Less than two decades after slavery was abolished in the United States, Mount Holyoke graduated its first known student of color. When Hortense Parker, class of 1883, arrived on campus in 1878 and Mount Holyoke officials learned that she was African American, they were surprised. But they let her enroll in classes and live on campus with the white students—both unusual in a segregationist era.
Mount Holyoke continues to celebrate the legacy of not only Hortense Parker, but all Mount Holyoke College students of color annually during the Hortense Parker Celebration which is sponsored by the SGA Students of Color Committee.
Hortense Parker's father was an active abolitionist and former slave who bought his freedom in 1845, and the family valued education. Two of the six Parker children attended prep school, and all three daughters studied music. Hortense began her college-level studies at a college in Ohio, but was unhappy and transferred to Mount Holyoke (then known as Mount Holyoke Seminary).
Hortense was known as “a quiet, ladylike girl, noted especially for her musical ability,” and she was frequently asked to play the piano for students and faculty. She had hoped to continue her musical studies in Europe after Mount Holyoke graduation, but her patron died during her senior year.
She married shortly after graduation and taught music at schools in Missouri, New York, and Indiana before her death in 1938.
The inaugural Hortense Parker Celebration was organized in 2009 by two graduating seniors, Ahyoung An ’09 and Camila Curtis-Contreras ’09, to celebrate and raise awareness of the history, struggles and achievements of women of color at Mount Holyoke.
Dr. Janus Adams
Keynote Speakers: Dr. Janus Adams and Tayllor Johnson '15
Dr. Janus Adams is an Emmy Award-winning journalist, historian, and bestselling author of eleven books, Dr.
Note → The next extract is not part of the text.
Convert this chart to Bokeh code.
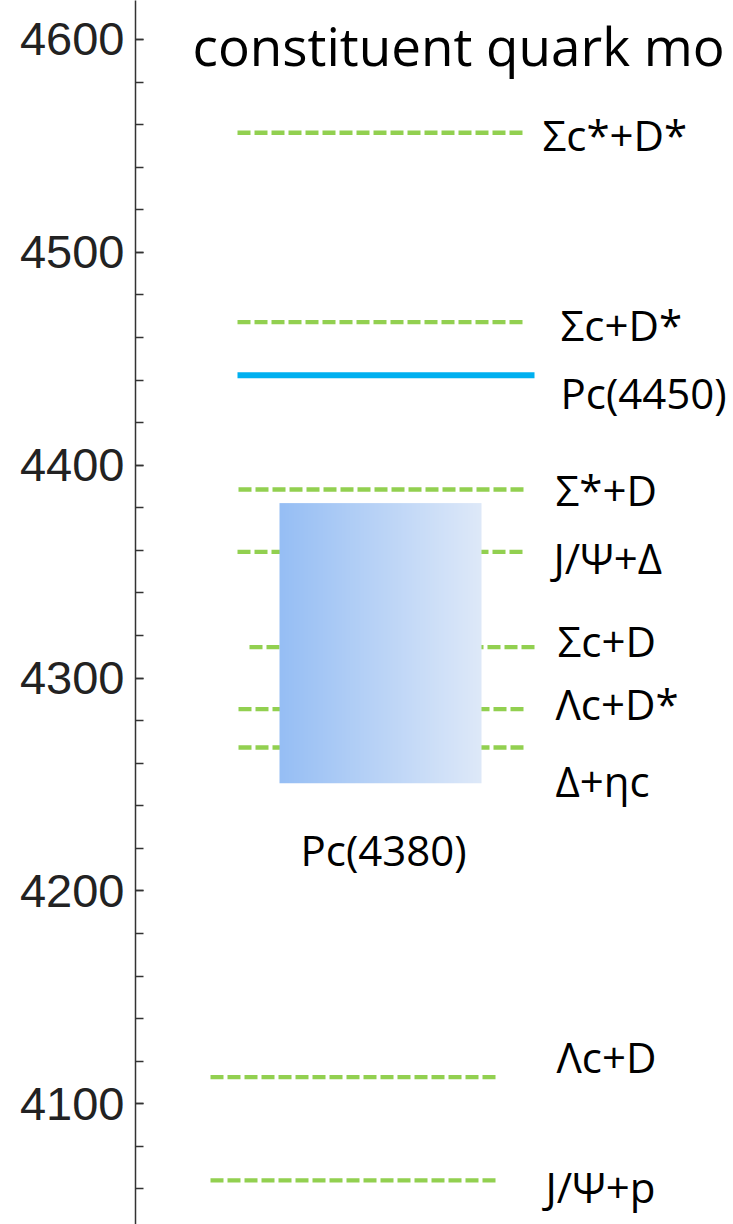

Janus Adams is host of JANUS ADAMS, the new public radio show and podcast. As NPR’s first National Arts Correspondent, she opened the New York News Bureau; covering stories from the funeral of legendary performer and human rights activist, Paul Robeson, and the landmark Andrew Wyeth exhibit at the Met; to Buckminster Fuller’s “geodesic dome,” and Native Canadian-American Inuit art.